Most appropriate for lighter-use applications or soccer fields, monofilament systems feature fibers that are extruded through a spinneret in single strands. The pros of this type of system include: great aesthetics; and that it can be extruded in a shape to help it stand up better. For example, a horseshoe-shaped fiber (used by AstroTurf) features two posts on the edges of the fiber to help it stand upright. Because monofilaments, at least early in their use, stand up straighter, they help slow ball roll. This is especially beneficial for soccer. At the same time, though, monofilament systems are the least durable. One particular problem that all synthetic turf manufacturers have had trouble with (whether they'll admit it or not), is turf bind. Turf bind is the amount of force it takes to pull the fibers from the coated backing. With a monofilament system, if one fiber in a tuft is pulled out, the entire tuft becomes loose and is compromised. This is because when the fibers are punched through the backing during manufacturing, they tend to stack like spoons, so the coating applied to the backing tends to surround the outside of the fibers, rather than working its way down between the fibers.

Slit film systems, recommended for very-heavy-use applications, are extruded in a sheet that is cut (or slit), forming a sort of honeycomb pattern. Upon installation and use, the fibers break apart, or fibrillate. This is the most durable type of system, but it is less aesthetically pleasing than the less durable monofilament or hybrid-type systems.

Hybrid or blended systems feature both monofilament and slit film fibers in the same products. This is the newest trend in face fibers to hit the market and offers the best of both worlds. It is recommended for virtually any application, although fields that experience extremely high use might still benefit from a slit film system. Some of the pros of the hybrid system include good aesthetics, good ball-surface interaction and good resistance to wear.

Root Zone

Another important factor for field owners to consider when selecting their synthetic turf system is whether or not the field has a root zone. This is a system of crimped fibers that serves to hold infill in place and reduce its migration.

Infill migration takes place when the rubber gets kicked out or creeps to the sides of the field over time. It is very important to keep infill (especially the rubber) in place, so that it remains even and consistent across the field and over time.

By keeping the infill in place, the field benefits on multiple fronts:

  • Durability: Even infill helps the fibers stay upright longer, limiting their UV exposure.
  • Shock Attenuation: Without a pad, the rubber infill is what diffuses the force when an athlete falls.

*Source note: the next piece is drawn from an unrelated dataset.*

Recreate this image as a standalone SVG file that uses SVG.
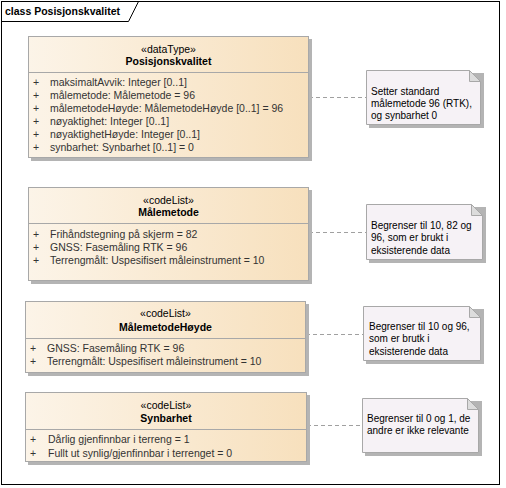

Having bare spots (which typically show up in high wear areas, such as goals, is definitely not recommended.
  • Lower Ligament Torque: A Michigan State University study revealed that turf system with a root zone prevent infill from compacting, which in turn helps promote proper cleat release and reduces torque (the twisting force) transmitted to joints.

Root zone systems are a great investment and can be used with any of the fiber types—monofilament, slit film or hybrid. While they might increase the price of the field upfront, they will help it last longer and pay off over the long term.